Patrick Laguë se réjouit de sa participation à cette aventure positive, malgré des imprévus. « Ce qui est prévisible dans un voyage de la sorte, c’est qu’il y aura plein d’imprévus, dit-il avec philosophie. Il faut pratiquer l’art de gérer les imprévus. »

Une anecdote le démontre lorsqu’il décide d’aller se dégourdir en s’adonnant à la course. « Mais rendu à l’hôtel, il n’y avait plus d’eau pour me doucher. Je n’y avais pas pensé à celle-là. Il faut vivre avec les aléas », commente-t-il.

Les professionnels du Québec ont pu compter sur la présence de bénévoles locaux dans chacune des salles de travail. Certains ont assuré la traduction. « Dans tout le Gabon, il y a 50 dialectes. Une de nos bénévoles connaissait une dizaine de dialectes grâce à son travail qui l’amène dans différentes régions. Ces gens-là nous ont été précieux pour faire en sorte qu’on puisse bien s’intégrer. Si les jeunes en général parlent français, les personnes plus âgées le parlent un peu, mais reviennent vite à leur langue », observe le Dr Laguë.
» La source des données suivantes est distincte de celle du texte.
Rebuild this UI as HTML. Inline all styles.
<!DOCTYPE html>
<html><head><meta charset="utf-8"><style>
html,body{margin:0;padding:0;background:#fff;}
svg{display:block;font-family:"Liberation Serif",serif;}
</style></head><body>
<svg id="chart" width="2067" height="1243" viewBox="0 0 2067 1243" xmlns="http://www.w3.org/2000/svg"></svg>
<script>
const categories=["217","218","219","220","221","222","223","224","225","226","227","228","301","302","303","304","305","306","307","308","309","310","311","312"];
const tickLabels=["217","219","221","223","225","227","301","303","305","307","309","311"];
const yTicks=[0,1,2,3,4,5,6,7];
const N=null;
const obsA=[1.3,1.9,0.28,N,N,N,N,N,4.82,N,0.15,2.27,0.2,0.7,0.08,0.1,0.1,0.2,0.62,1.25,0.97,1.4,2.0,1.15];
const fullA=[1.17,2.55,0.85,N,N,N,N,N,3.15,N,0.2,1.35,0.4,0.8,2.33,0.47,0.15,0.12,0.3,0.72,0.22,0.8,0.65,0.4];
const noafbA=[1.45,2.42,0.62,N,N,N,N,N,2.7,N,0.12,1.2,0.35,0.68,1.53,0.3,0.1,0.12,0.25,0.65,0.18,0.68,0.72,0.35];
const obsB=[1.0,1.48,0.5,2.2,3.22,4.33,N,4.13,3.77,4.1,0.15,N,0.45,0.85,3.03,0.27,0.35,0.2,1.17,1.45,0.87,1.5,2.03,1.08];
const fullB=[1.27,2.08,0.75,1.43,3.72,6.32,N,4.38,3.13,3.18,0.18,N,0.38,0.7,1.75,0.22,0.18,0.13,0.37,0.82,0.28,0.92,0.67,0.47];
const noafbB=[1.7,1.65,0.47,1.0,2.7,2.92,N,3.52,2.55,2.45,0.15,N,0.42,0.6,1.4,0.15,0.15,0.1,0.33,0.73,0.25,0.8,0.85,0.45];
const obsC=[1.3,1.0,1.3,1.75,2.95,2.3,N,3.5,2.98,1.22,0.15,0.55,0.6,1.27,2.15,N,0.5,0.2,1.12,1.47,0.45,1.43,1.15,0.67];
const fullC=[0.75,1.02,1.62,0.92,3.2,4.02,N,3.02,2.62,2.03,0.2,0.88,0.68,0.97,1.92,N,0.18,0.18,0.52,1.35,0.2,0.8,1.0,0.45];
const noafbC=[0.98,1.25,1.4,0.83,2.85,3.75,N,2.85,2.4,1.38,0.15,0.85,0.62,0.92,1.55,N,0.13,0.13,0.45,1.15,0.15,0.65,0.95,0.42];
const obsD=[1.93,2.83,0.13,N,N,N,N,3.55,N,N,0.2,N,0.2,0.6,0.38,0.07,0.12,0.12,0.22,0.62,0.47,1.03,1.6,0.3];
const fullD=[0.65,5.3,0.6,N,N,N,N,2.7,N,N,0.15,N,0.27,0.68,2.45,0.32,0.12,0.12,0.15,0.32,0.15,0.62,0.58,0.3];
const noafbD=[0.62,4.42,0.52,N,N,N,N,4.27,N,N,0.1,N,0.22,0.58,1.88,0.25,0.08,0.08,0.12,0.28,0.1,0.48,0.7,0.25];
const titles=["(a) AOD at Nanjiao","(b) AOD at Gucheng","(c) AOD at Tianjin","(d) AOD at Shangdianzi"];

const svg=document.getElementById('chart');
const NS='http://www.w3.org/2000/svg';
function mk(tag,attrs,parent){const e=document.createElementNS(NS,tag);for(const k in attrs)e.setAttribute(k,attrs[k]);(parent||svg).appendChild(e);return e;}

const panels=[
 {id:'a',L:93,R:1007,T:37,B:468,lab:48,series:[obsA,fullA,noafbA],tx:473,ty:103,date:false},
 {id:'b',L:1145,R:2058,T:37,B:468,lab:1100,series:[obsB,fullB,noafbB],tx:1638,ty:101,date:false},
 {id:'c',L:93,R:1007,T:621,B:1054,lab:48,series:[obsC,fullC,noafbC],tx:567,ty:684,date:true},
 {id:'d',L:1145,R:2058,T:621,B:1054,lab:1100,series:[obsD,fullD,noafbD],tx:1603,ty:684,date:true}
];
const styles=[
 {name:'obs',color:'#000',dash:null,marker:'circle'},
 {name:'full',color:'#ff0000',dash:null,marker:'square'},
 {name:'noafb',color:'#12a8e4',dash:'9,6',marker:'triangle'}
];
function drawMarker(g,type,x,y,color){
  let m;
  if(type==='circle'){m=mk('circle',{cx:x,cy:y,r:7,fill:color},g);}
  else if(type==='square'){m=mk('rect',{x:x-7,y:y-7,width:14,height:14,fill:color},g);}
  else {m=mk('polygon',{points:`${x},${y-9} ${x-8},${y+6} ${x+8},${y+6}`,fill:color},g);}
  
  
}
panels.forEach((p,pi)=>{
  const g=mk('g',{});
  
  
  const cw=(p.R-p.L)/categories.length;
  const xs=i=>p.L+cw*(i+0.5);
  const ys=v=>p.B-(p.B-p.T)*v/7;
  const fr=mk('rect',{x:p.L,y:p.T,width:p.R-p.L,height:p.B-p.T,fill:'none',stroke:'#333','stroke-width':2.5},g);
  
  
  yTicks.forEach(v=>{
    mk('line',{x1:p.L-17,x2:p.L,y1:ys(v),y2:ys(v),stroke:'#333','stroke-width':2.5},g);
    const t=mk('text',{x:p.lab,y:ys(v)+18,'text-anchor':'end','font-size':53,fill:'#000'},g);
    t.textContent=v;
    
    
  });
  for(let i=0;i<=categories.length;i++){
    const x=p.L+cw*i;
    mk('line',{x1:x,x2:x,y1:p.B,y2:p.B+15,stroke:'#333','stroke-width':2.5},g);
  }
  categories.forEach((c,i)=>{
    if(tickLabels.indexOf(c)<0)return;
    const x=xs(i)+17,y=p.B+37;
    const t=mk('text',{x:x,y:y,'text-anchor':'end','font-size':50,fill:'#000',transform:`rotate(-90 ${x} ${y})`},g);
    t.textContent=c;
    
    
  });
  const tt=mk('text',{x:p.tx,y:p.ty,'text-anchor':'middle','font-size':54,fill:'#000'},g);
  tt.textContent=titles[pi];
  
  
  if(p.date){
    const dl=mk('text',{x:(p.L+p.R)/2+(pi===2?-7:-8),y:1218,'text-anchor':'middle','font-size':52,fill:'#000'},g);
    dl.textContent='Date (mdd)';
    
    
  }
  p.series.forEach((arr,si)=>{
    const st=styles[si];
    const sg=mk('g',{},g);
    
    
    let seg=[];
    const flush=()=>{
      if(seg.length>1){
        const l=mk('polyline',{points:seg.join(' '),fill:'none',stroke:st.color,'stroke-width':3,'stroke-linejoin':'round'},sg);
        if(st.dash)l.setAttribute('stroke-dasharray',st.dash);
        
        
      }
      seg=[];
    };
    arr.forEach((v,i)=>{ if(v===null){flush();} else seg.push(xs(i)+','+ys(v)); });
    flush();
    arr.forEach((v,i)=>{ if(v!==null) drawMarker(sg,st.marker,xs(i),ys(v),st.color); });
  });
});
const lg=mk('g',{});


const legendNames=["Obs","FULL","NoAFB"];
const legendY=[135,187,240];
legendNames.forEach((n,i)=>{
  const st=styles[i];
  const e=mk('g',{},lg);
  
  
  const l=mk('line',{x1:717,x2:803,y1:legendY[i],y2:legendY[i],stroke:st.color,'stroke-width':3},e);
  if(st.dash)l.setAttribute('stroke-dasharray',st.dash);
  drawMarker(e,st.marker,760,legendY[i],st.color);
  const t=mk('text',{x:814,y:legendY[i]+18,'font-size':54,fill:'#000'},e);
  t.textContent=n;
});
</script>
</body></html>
L’optométriste qualifie de valorisant le travail accompli. En même temps, confie-t-il, il y a ce choc vécu d’avoir laissé des gens en plan, des Gabonais qui n’ont pu être vus. « On éprouve ce sentiment d’avoir aidé, mais aussi cette dualité de déchirement. C’est ce qui est crève-cœur dans la mission, de laisser des gens de côté. Mais on ne pouvait tout faire. »
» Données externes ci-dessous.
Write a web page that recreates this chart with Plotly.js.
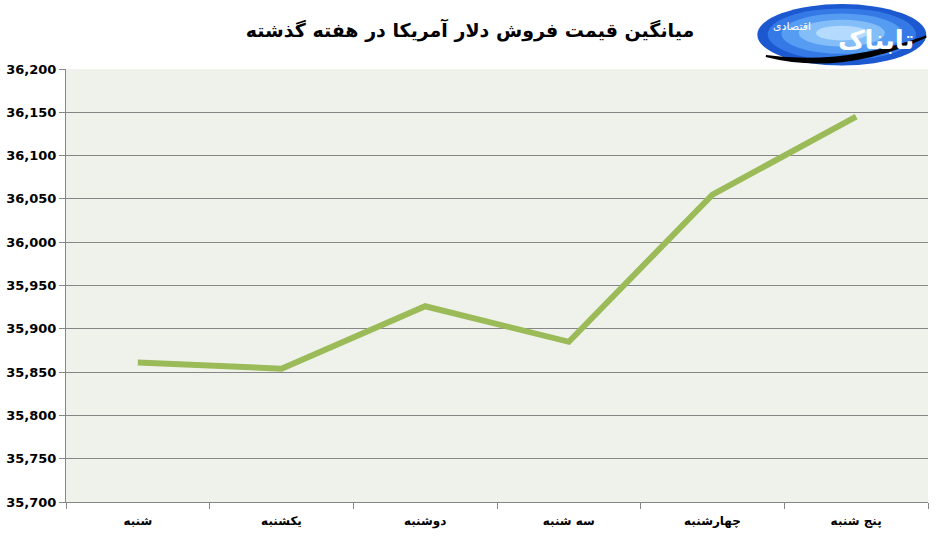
<!DOCTYPE html>
<html>
<head>
<meta charset="utf-8">
<script src="https://cdn.plot.ly/plotly-3.0.1.min.js"></script>
<style>
  html, body { margin: 0; padding: 0; background: #ffffff; }
  #chart { width: 940px; height: 539px; }
</style>
</head>
<body>
<div id="chart"></div>
<script>
// Average USD selling price over the past week
const days = ["شنبه", "یکشنبه", "دوشنبه", "سه شنبه", "چهارشنبه", "پنج شنبه"];
const prices = [35861, 35854, 35926, 35885, 36055, 36145];
const yTicks = [35700, 35750, 35800, 35850, 35900, 35950, 36000, 36050, 36100, 36150, 36200];

const titleText = "میانگین قیمت فروش دلار آمریکا در هفته گذشته";
const FA_FONT = "DejaVu Sans, Noto Sans, sans-serif";

// logo: stacked ellipses fake a radial gradient (paper coords, above the plot area)
const logoLayers = [
  { x0: 0.802, x1: 0.998, y0: 1.008, y1: 1.150, color: "#1c58cf" },
  { x0: 0.814, x1: 0.986, y0: 1.020, y1: 1.140, color: "#3479e6" },
  { x0: 0.830, x1: 0.970, y0: 1.035, y1: 1.128, color: "#569cf2" },
  { x0: 0.850, x1: 0.950, y0: 1.052, y1: 1.114, color: "#84bef9" },
  { x0: 0.870, x1: 0.930, y0: 1.066, y1: 1.100, color: "#b4dafd" },
];
const logoShapes = logoLayers.map(l => ({
  type: "circle", xref: "paper", yref: "paper", layer: "above",
  x0: l.x0, x1: l.x1, y0: l.y0, y1: l.y1,
  fillcolor: l.color, line: { width: 0 },
}));
logoShapes.push({
  type: "path", xref: "paper", yref: "paper", layer: "above",
  path: "M 0.812 1.030 Q 0.90 0.985 0.998 1.075 Q 0.90 1.005 0.812 1.030 Z",
  fillcolor: "#000000", line: { color: "#000000", width: 2 },
});

const trace = {
  type: "scatter", mode: "lines",
  x: days, y: prices,
  line: { color: "#9bbb59", width: 6 },
  hoverinfo: "x+y",
};

const layout = {
  width: 940, height: 539,
  paper_bgcolor: "#ffffff", plot_bgcolor: "#eff2ea",
  margin: { l: 66, r: 12, t: 69, b: 37 },
  showlegend: false,
  font: { family: FA_FONT, color: "#000000" },
  title: {
    text: "<b>" + titleText + "</b>",
    font: { family: FA_FONT, size: 19, color: "#000000" },
    x: 0.5, xref: "container", xanchor: "center",
    y: 0.944, yref: "container", yanchor: "middle",
  },
  xaxis: {
    type: "category",
    range: [-0.5, 5.5],
    tickson: "boundaries",
    ticks: "outside", ticklen: 6, tickcolor: "#868686",
    ticklabelstandoff: 8,
    showline: true, linecolor: "#868686", linewidth: 1,
    showgrid: false, zeroline: false,
    tickfont: { family: FA_FONT, size: 12, color: "#000000", weight: "bold" },
    fixedrange: true,
  },
  yaxis: {
    range: [35700, 36200],
    tickvals: yTicks,
    ticktext: yTicks.map(v => v.toLocaleString("en-US")),
    ticks: "outside", ticklen: 6, tickcolor: "#868686",
    showline: true, linecolor: "#868686", linewidth: 1,
    showgrid: true, gridcolor: "#868686", gridwidth: 1,
    zeroline: false,
    tickfont: { family: "DejaVu Sans, sans-serif", size: 13, color: "#000000", weight: "bold" },
    fixedrange: true,
  },
  shapes: logoShapes,
  annotations: [
    {
      xref: "paper", yref: "paper", x: 0.940, y: 1.068,
      xanchor: "center", yanchor: "middle",
      text: "<b>تابناک</b>", showarrow: false,
      font: { family: FA_FONT, size: 26, color: "#ffffff" },
    },
    {
      xref: "paper", yref: "paper", x: 0.842, y: 1.098,
      xanchor: "center", yanchor: "middle",
      text: "اقتصادی", showarrow: false,
      font: { family: FA_FONT, size: 11, color: "#ffffff" },
    },
  ],
};

Plotly.newPlot("chart", [trace], layout, { displayModeBar: false, staticPlot: true });
</script>
</body>
</html>
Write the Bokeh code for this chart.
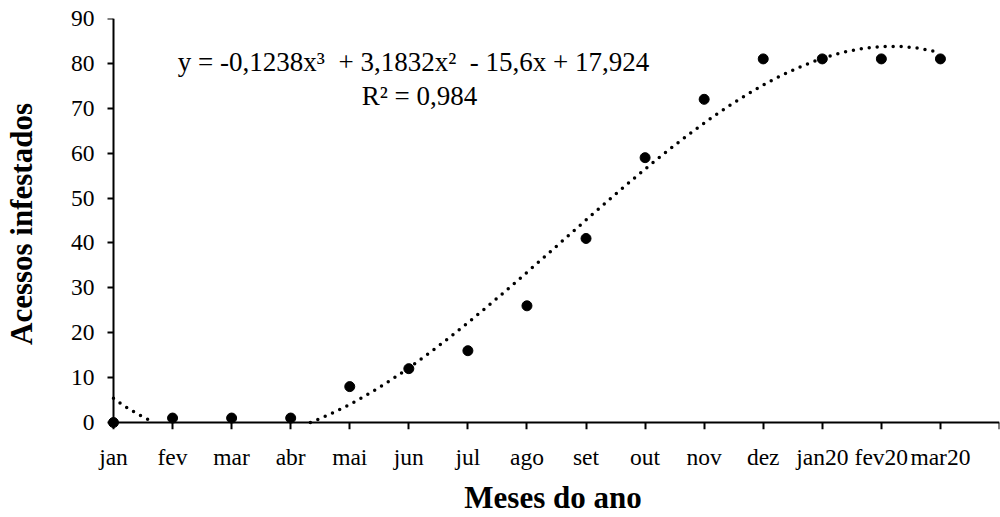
from bokeh.plotting import figure
from bokeh.models import Range1d, FixedTicker, Label, ColumnDataSource, LinearAxis
from bokeh.embed import file_html
from bokeh.resources import INLINE
import numpy as np

months = ["jan", "fev", "mar", "abr", "mai", "jun", "jul", "ago", "set",
          "out", "nov", "dez", "jan20", "fev20", "mar20"]
infested = [0, 1, 1, 1, 8, 12, 16, 26, 41, 59, 72, 81, 81, 81, 81]
trend_coef = [-0.1238, 3.1832, -15.6, 17.924]
y_ticks = [0, 10, 20, 30, 40, 50, 60, 70, 80, 90]
x_ticks = list(range(1, 17))
equation = "y = -0,1238x\u00b3\u00a0 + 3,1832x\u00b2\u00a0 - 15,6x + 17,924"
r2_text = "R\u00b2 = 0,984"
x_title = "Meses do ano"
y_title = "Acessos infestados"

FONT = "Liberation Serif"

# layout geometry (pixels)
W, H = 1000, 517
pad_x, pad_y = 7, 7            # space between frame edge and the drawn axis lines
left, right, top, bottom = 111 - pad_x, 1, 18, 93 - pad_y
fw = W - left - right
fh = H - top - bottom
x_end, y_end = 16, 90
x0 = (fw * 1 - pad_x * x_end) / (fw - pad_x)
y0 = (0 - pad_y * y_end / fh) / (1 - pad_y / fh)

x_pos = list(range(1, len(months) + 1))
xs = np.linspace(1, len(months), 400)
ys = np.polyval(trend_coef, xs)
ys = np.where(ys < 0, np.nan, ys)

p = figure(width=W, height=H, x_range=Range1d(x0, x_end), y_range=Range1d(y0, y_end),
           output_backend="svg", toolbar_location=None,
           min_border_left=left, min_border_right=right, min_border_top=top,
           min_border_bottom=bottom)
p.title.visible = False
p.outline_line_color = None
p.xgrid.visible = False
p.ygrid.visible = False
p.background_fill_color = "white"
p.border_fill_color = "white"

p.line(xs, ys, line_color="black", line_width=3.5, line_dash="0 8", line_cap="round")
src = ColumnDataSource(dict(x=x_pos, y=infested))
p.scatter("x", "y", source=src, size=10, color="black")

# label axes (at frame edges): only tick labels and titles
xa = p.xaxis[0]
xa.ticker = FixedTicker(ticks=x_ticks)
overrides = {i + 1: m for i, m in enumerate(months)}
overrides[16] = ""
xa.major_label_overrides = overrides
ya = p.yaxis[0]
ya.ticker = FixedTicker(ticks=y_ticks)
for ax in (xa, ya):
    ax.axis_line_color = None
    ax.major_tick_line_color = None
    ax.minor_tick_line_color = None
    ax.major_tick_out = 0
    ax.major_tick_in = 0
    ax.major_label_text_font = FONT
    ax.major_label_text_font_size = "23.5px"
    ax.major_label_text_color = "black"
    ax.axis_label_text_font = FONT
    ax.axis_label_text_font_size = "31px"
    ax.axis_label_text_font_style = "bold"
    ax.axis_label_text_color = "black"
xa.major_label_standoff = 14
ya.major_label_standoff = 12
xa.axis_label = x_title
ya.axis_label = y_title
xa.axis_label_standoff = 7
ya.axis_label_standoff = 29

# drawn axes (lines and ticks) fixed at x=1 / y=0
line_x = LinearAxis(fixed_location=0, bounds=(1, x_end), ticker=FixedTicker(ticks=x_ticks),
                    major_label_overrides={t: "" for t in x_ticks})
line_y = LinearAxis(fixed_location=1, bounds=(0, y_end), ticker=FixedTicker(ticks=y_ticks),
                    major_label_overrides={t: "" for t in y_ticks})
for ax, tick in ((line_x, 7), (line_y, 6)):
    ax.axis_line_width = 2
    ax.axis_line_color = "black"
    ax.major_tick_line_width = 2
    ax.major_tick_line_color = "black"
    ax.major_tick_out = 0
    ax.major_tick_in = tick
    ax.minor_tick_line_color = None
    ax.major_label_standoff = 0
    ax.major_label_text_font_size = "0px"
p.add_layout(line_x, "above")
p.add_layout(line_y, "right")

p.add_layout(Label(x=6.08, y=80.3, text=equation, text_align="center", text_baseline="middle",
                   text_font=FONT, text_font_size="27px", text_color="black"))
p.add_layout(Label(x=6.18, y=72.7, text=r2_text, text_align="center", text_baseline="middle",
                   text_font=FONT, text_font_size="27px", text_color="black"))

open("out.html", "w").write(file_html(p, INLINE))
Certes, les besoins sont immenses, de sorte que les intervenants peuvent peut-être percevoir leur action comme une goutte dans l’océan. « Mais un de mes amis m’a dit : on s’en va allumer des étincelles. J’aime cette image. On est allé pour aider et voir comment faire pour qu’ils s’en sortent différemment, pour qu’ils puissent s’aider eux-mêmes, d’où la formation qui est aussi dispensée », conclut Patrick Laguë.